When the result of the recognition is confirmed, the control unit 3 sends the command based on the result to the target apparatus 14b (S9). For example, when the target apparatus 14b is “air conditioner” and the result of the recognition is “hot,” the control unit 3 outputs the command to operate to lower the predetermined temperature to the air conditioner 38 through the vehicle-side I/F unit 7. In addition, when the target apparatus 14b is “audio apparatus” and the recognition result is “turn up the volume,” for example, the control unit 3 outputs the command to the audio output control unit 18 to turn up the volume. Further, when the target apparatus 14b is “navigation system” and the result of the recognition is “home,” for example, the control unit 3 searches the route from the current position of the vehicle to the pre-registered home with the route data 8a and the like, and outputs the searched route on the display 20.
On the other hand, if no target apparatus 14b associated with the direction of the sight line 14a are found (NO in S5), in S7, each of the recognition candidates 16a and each of the phoneme series are collated without determining the recognition target range from among the recognition candidates 16a in the recognition dictionary 16. Then the control unit 3 commands and controls the target apparatus 14b on the basis of the result of the voice recognition (S9).
When the command is performed, the control unit 3 determines whether the trigger for termination is inputted (S10). The trigger for termination may be the “off” signal of the ignition; however, it may be a button for termination. If there is no trigger for termination (NO in S110), the control unit 3 again starts to monitor the direction of the sight line 14a of the driver D (S2) and repeats the process of the voice recognition corresponding to the direction of the sight line 14a. thief there is a trigger for termination (YES in S110), the control unit 3 terminates the process.
Hereinafter, one or more advantages of the above examples are described.
The control unit 3 in the navigation system 1 determines the target apparatus 14b that locates the direction of the sight line of the driver D based on the analyzed result by the image processor 9. The voice recognition processor 11 sets each of the recognition candidates 16a associated with the determined target apparatus 14b as the recognition target range from among the recognition candidates 16a in the recognition dictionary 16. From the recognition target range, the recognition candidate 16a which is highly similar to the phoneme series based on the voice spoken by the driver D is confirmed as the result of the recognition. Therefore, not only the feature amount of the voice signals or the probability of connecting relations between a series of words, but also the detection of the target apparatus 14b may be used narrow down to the recognition candidate 16a. Therefore, there is a greater likelihood of matching what was spoken from among a huge number of recognition candidates 16a in the voice recognition DB 12.

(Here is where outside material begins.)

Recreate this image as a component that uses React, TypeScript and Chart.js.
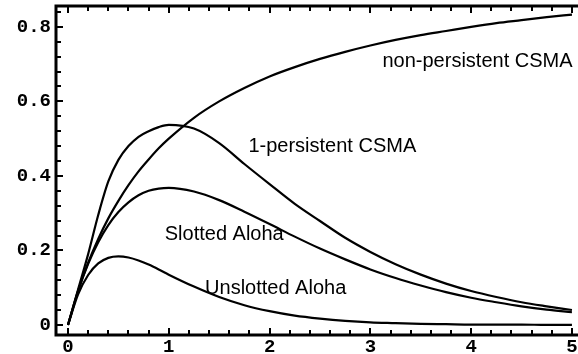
import React, { useEffect, useRef } from "react";
import { Chart, registerables } from "chart.js";

Chart.register(...registerables);

// Offered load G (x axis)
const G = [0, 0.1, 0.2, 0.3, 0.4, 0.5, 0.6, 0.7, 0.8, 0.9, 1, 1.25, 1.5, 1.75, 2, 2.25, 2.5, 2.75, 3, 3.25, 3.5, 3.75, 4, 4.25, 4.5, 4.75, 5];

// Throughput S for each protocol
const nonPersistentCSMA = [0, 0.091, 0.167, 0.231, 0.286, 0.333, 0.375, 0.412, 0.444, 0.474, 0.5, 0.556, 0.6, 0.636, 0.667, 0.692, 0.714, 0.733, 0.75, 0.765, 0.778, 0.789, 0.8, 0.81, 0.818, 0.826, 0.833];
const onePersistentCSMA = [0, 0.095, 0.19, 0.295, 0.385, 0.443, 0.48, 0.505, 0.52, 0.531, 0.537, 0.527, 0.488, 0.432, 0.378, 0.325, 0.279, 0.234, 0.196, 0.163, 0.135, 0.111, 0.091, 0.075, 0.061, 0.05, 0.04];
const slottedAloha = [0, 0.091, 0.164, 0.222, 0.268, 0.303, 0.329, 0.348, 0.36, 0.366, 0.368, 0.358, 0.335, 0.304, 0.271, 0.237, 0.205, 0.176, 0.149, 0.126, 0.106, 0.088, 0.073, 0.061, 0.05, 0.041, 0.034];
const unslottedAloha = [0, 0.082, 0.134, 0.165, 0.18, 0.184, 0.181, 0.173, 0.162, 0.149, 0.135, 0.103, 0.075, 0.053, 0.037, 0.025, 0.017, 0.011, 0.007, 0.005, 0.003, 0.002, 0.001, 0.001, 0.001, 0, 0];

const seriesNames = ["non-persistent CSMA", "1-persistent CSMA", "Slotted Aloha", "Unslotted Aloha"];
const seriesValues = [nonPersistentCSMA, onePersistentCSMA, slottedAloha, unslottedAloha];

// Axis ticks
const xTicks = [0, 1, 2, 3, 4, 5];
const xTickLabels = ["0", "1", "2", "3", "4", "5"];
const yTicks = [0, 0.2, 0.4, 0.6, 0.8];
const yTickLabels = ["0", "0.2", "0.4", "0.6", "0.8"];

// In-plot curve labels, anchored in data coordinates (left edge, vertical middle)
const labelG = [3.12, 1.79, 0.96, 1.36];
const labelS = [0.706, 0.478, 0.242, 0.099];

const framePlugin = {
  id: "frameAndTicks",
  afterDatasetsDraw(chart: any) {
    const { ctx, chartArea } = chart;
    const xs = chart.scales.x;
    const ys = chart.scales.y;
    const { left, right, top, bottom } = chartArea;
    ctx.save();
    // curve labels
    ctx.fillStyle = "#000";
    ctx.font = '20px "Liberation Sans", Arial, sans-serif';
    ctx.textBaseline = "middle";
    ctx.textAlign = "left";
    seriesNames.forEach((name, i) => {
      ctx.fillText(name, xs.getPixelForValue(labelG[i]), ys.getPixelForValue(labelS[i]));
    });
    // frame
    ctx.strokeStyle = "#000";
    ctx.lineWidth = 3;
    ctx.lineCap = "square";
    ctx.beginPath();
    ctx.moveTo(right + 2, top);
    ctx.lineTo(left, top);
    ctx.lineTo(left, bottom);
    ctx.lineTo(right + 2, bottom);
    ctx.stroke();
    // ticks
    ctx.lineWidth = 2;
    ctx.lineCap = "butt";
    ctx.beginPath();
    for (let i = 0; i <= 25; i++) {
      const px = Math.round(xs.getPixelForValue(i / 5));
      const len = i % 5 === 0 ? 7 : 5;
      ctx.moveTo(px, bottom);
      ctx.lineTo(px, bottom - len);
      ctx.moveTo(px, top);
      ctx.lineTo(px, top + len);
    }
    for (let i = 0; i <= 21; i++) {
      const py = Math.round(ys.getPixelForValue(i * 0.04));
      const len = i % 5 === 0 ? 7 : 5;
      ctx.moveTo(left, py);
      ctx.lineTo(left + len, py);
    }
    ctx.stroke();
    ctx.restore();
  },
};

export default function App() {
  const ref = useRef<HTMLCanvasElement | null>(null);
  useEffect(() => {
    if (!ref.current) return;
    const tickFont = { family: '"Liberation Mono", "Courier New", monospace', weight: "bold" as const, size: 19 };
    const chart = new Chart(ref.current, {
      type: "line",
      data: {
        datasets: seriesValues.map((vals, k) => ({
          label: seriesNames[k],
          data: G.map((g, i) => ({ x: g, y: vals[i] })),
          borderColor: "#000",
          backgroundColor: "#000",
          borderWidth: 2.2,
          pointRadius: 0,
          fill: false,
          cubicInterpolationMode: "monotone" as const,
        })),
      },
      options: {
        responsive: false,
        animation: false,
        devicePixelRatio: 1,
        layout: { padding: { top: 6, left: 0, right: 0, bottom: 0 } },
        plugins: { legend: { display: false }, tooltip: { enabled: false } },
        scales: {
          x: {
            type: "linear",
            min: -0.119,
            max: 5.06,
            afterBuildTicks: (s: any) => {
              s.ticks = xTicks.map((v) => ({ value: v }));
            },
            afterFit: (s: any) => {
              s.height = 19;
              s.paddingLeft = 0;
              s.paddingRight = 0;
            },
            grid: { display: false, drawTicks: false },
            border: { display: false },
            ticks: {
              font: tickFont,
              color: "#000",
              padding: 1,
              maxRotation: 0,
              autoSkip: false,
              callback: (v: any) => xTickLabels[xTicks.indexOf(Number(v))] ?? "",
            },
          },
          y: {
            type: "linear",
            min: -0.027,
            max: 0.856,
            afterBuildTicks: (s: any) => {
              s.ticks = yTicks.map((v) => ({ value: v }));
            },
            afterFit: (s: any) => {
              s.width = 56;
              s.paddingTop = 0;
              s.paddingBottom = 0;
            },
            grid: { display: false, drawTicks: false },
            border: { display: false },
            ticks: {
              font: tickFont,
              color: "#000",
              padding: 5,
              autoSkip: false,
              callback: (v: any) => {
                const idx = yTicks.findIndex((t) => Math.abs(t - Number(v)) < 1e-9);
                return idx >= 0 ? yTickLabels[idx] : "";
              },
            },
          },
        },
      },
      plugins: [framePlugin],
    });
    return () => chart.destroy();
  }, []);
  return (
    <div style={{ position: "absolute", left: 0, top: 0, width: 578, height: 354, background: "#fff" }}>
      <canvas ref={ref} width={578} height={354} style={{ display: "block" }} />
    </div>
  );
}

Specifically, the recognition candidates 16a that are not corresponding to the determined target apparatus 14b may be excluded from the recognition target. Accordingly, an erroneous result may be avoided such as that a recognition candidate 16a that does not apply to the current situation of the driver D (e.g., is only related to an apparatus with which the driver is unconcerned) is confirmed due to a similar feature amount of the voice. Thus, setting the recognition target range may assist the process of the voice recognition so as to improve the accuracy of the recognition. Further, setting the recognition target range may eliminate the number of the recognition candidates 16a to collate with the phoneme series, and consequently may shorten the time for processing.
The image processor 9 detects the position of the eyeball B of the driver D on the basis of the image data inputted from the camera 22. Thereby, the direction of the sight line 14a of the speaker may be detected more accurately compared to the case of using infrared radar or the like for detecting the position of the eyeball.
Next, an exemplary voice recognition method will be described below with reference to
Note that portions of this exemplary method are similar to the above described method, and thus the details of overlapping parts will be omitted accordingly.
Specifically, according to this example only the process in S6 is changed. In S5 shown in
In S7, in case some voice signal is determined to be input (YES in S7), the voice recognition processor 11 recognizes the voice using the probability score (S8). That is to say, without narrowing down the recognition candidates 16a, the recognition candidates 16a, which have high probability score, are prioritized and confirmed when determining the similarity between each of the recognition candidates 16a and the phoneme series.
Hereinafter, additional advantages of this example are described.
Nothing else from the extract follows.